▼▼▼

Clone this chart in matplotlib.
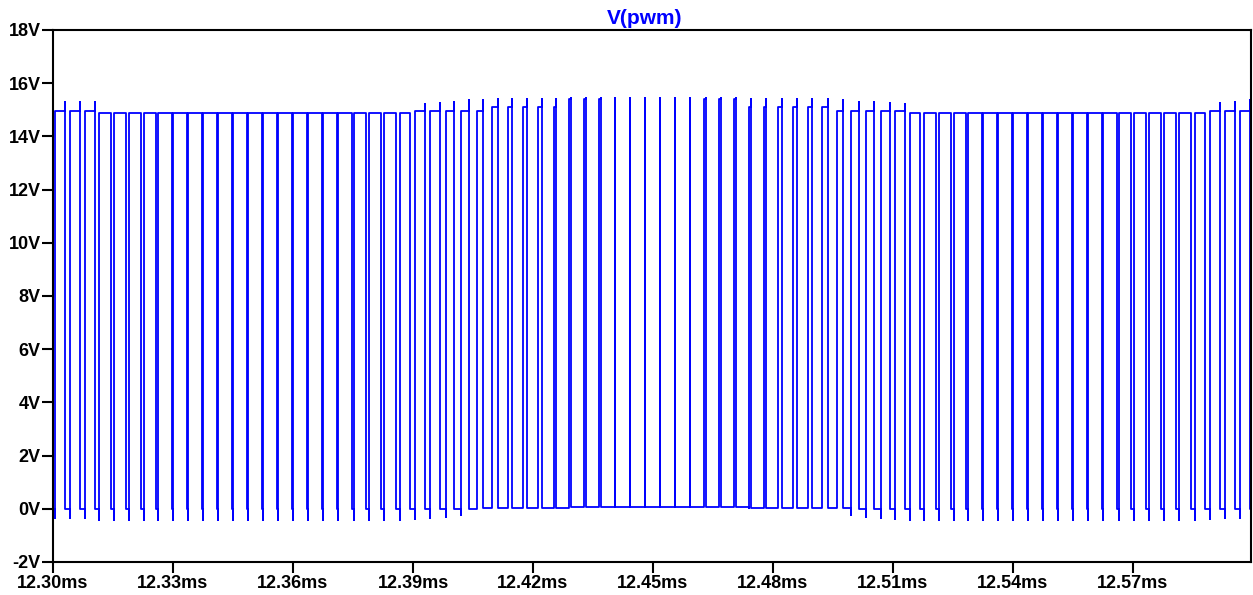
import matplotlib.pyplot as plt
import numpy as np

# waveform window (ms)
t_start = 12.30
t_stop = 12.5995

# switching edges of each pulse, us after t_start
t_rise = [0.53, 4.23, 7.94, 11.59, 15.25, 18.94, 22.66, 26.35, 30.06, 33.78,
          37.51, 41.24, 44.97, 48.72, 52.47, 56.24, 60.01, 63.78, 67.56, 71.37,
          75.18, 79.00, 82.83, 86.65, 90.49, 94.34, 98.20, 102.06, 105.91, 109.77,
          113.63, 117.49, 121.34, 125.18, 129.01, 132.81, 136.60, 140.39, 144.16, 147.91,
          151.66, 155.41, 159.14, 162.87, 166.58, 170.28, 173.97, 177.64, 181.32, 184.99,
          188.65, 192.31, 195.94, 199.58, 203.22, 206.88, 210.51, 214.15, 217.81, 221.46,
          225.14, 228.83, 232.53, 236.24, 239.97, 243.72, 247.47, 251.24, 255.01, 258.79,
          262.58, 266.39, 270.19, 274.00, 277.81, 281.61, 285.42, 289.23, 293.01, 296.80]
t_fall = [2.97, 6.78, 10.56, 14.41, 18.25, 22.06, 25.84, 29.65, 33.44, 37.23,
          40.99, 44.76, 48.53, 52.28, 56.03, 59.76, 63.49, 67.23, 70.94, 74.63,
          78.33, 82.00, 85.68, 89.35, 93.01, 96.66, 100.30, 103.94, 107.59, 111.23,
          114.87, 118.51, 122.16, 125.82, 129.49, 133.19, 136.90, 140.61, 144.34, 148.09,
          151.84, 155.59, 159.36, 163.13, 166.92, 170.73, 174.53, 178.36, 182.18, 186.01,
          189.85, 193.69, 197.56, 201.42, 205.28, 209.13, 212.99, 216.85, 220.69, 224.54,
          228.36, 232.17, 235.98, 239.76, 243.53, 247.28, 251.03, 254.76, 258.49, 262.21,
          265.92, 269.61, 273.31, 277.00, 280.69, 284.39, 288.08, 291.78, 295.49, 299.20]

# flat high level of each pulse (V)
v_top = [14.95] * 3 + [14.87] * 21 + [14.95] * 5 + [15.10] * 5 + [15.42] * 12 \
    + [15.10] * 6 + [14.95] * 5 + [14.87] * 20 + [14.95] * 3
# peak at turn-off (V)
v_spk = [15.30] * 3 + [14.87] * 21 + [15.20, 15.25, 15.30, 15.35, 15.38] \
    + [15.40] * 5 + [15.45] * 12 + [15.40] * 6 \
    + [15.35, 15.30, 15.28, 15.25, 15.20] + [14.87] * 20 + [15.25, 15.30, 15.35]
# flat low level after turn-off (V)
v_low = [0.0] * 28 + [0.04] * 6 + [0.08] * 12 + [0.04] * 7 + [0.0] * 27
# undershoot at turn-on (V)
v_dip = [-0.35] * 3 + [-0.43] * 21 + [-0.38, -0.35, -0.30, -0.25] \
    + [0.04] * 6 + [0.08] * 12 + [0.04] * 7 \
    + [-0.25, -0.30, -0.35, -0.38] + [-0.43] * 20 + [-0.38, -0.36, -0.35]

t = [0.0, 0.0]
v = [14.9, 0.0]
prev_low = 0.0
for r, f, vt, vs, vl, vd in zip(t_rise, t_fall, v_top, v_spk, v_low, v_dip):
    t += [r, r, r, f, f, f]
    v += [prev_low, vd, vt, vt, vs, vl]
    prev_low = vl
t.append((t_stop - t_start) * 1000)
v.append(prev_low)
t = np.array(t) / 1000 + t_start
v = np.array(v)

plt.rcParams['font.family'] = ['Liberation Sans', 'DejaVu Sans']
plt.rcParams['font.weight'] = 'bold'

fig = plt.figure(figsize=(12.53, 5.95), dpi=100)
ax = fig.add_axes([53 / 1253, 1 - 562 / 595, 1198 / 1253, 532 / 595])
ax.plot(t, v, color='#0000ff', lw=1.3)

ax.set_xlim(t_start, t_stop)
ax.set_ylim(-2, 18)
xt = [12.30, 12.33, 12.36, 12.39, 12.42, 12.45, 12.48, 12.51, 12.54, 12.57]
ax.set_xticks(xt)
ax.set_xticklabels(['%.2fms' % x for x in xt])
yt = list(range(-2, 19, 2))
ax.set_yticks(yt)
ax.set_yticklabels(['%dV' % y for y in yt])
ax.tick_params(direction='out', length=8, width=1.5, labelsize=13, pad=1)
for s in ax.spines.values():
    s.set_linewidth(1.5)
    s.set_color('black')

fig.text(645 / 1253, 1 - 18 / 595, 'V(pwm)', color='#0000ff', fontsize=15,
         fontweight='bold', ha='center', va='center')

plt.savefig('out.png', dpi=100)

▲▲▲

OBJECTIVE »
Copy exactly the lines running from the beginning of the listing through the line that has "t_stop = 12.5995". Drop the pictures.

EXPECTED ANSWER »
Clone this chart in matplotlib.
import matplotlib.pyplot as plt
import numpy as np

# waveform window (ms)
t_start = 12.30
t_stop = 12.5995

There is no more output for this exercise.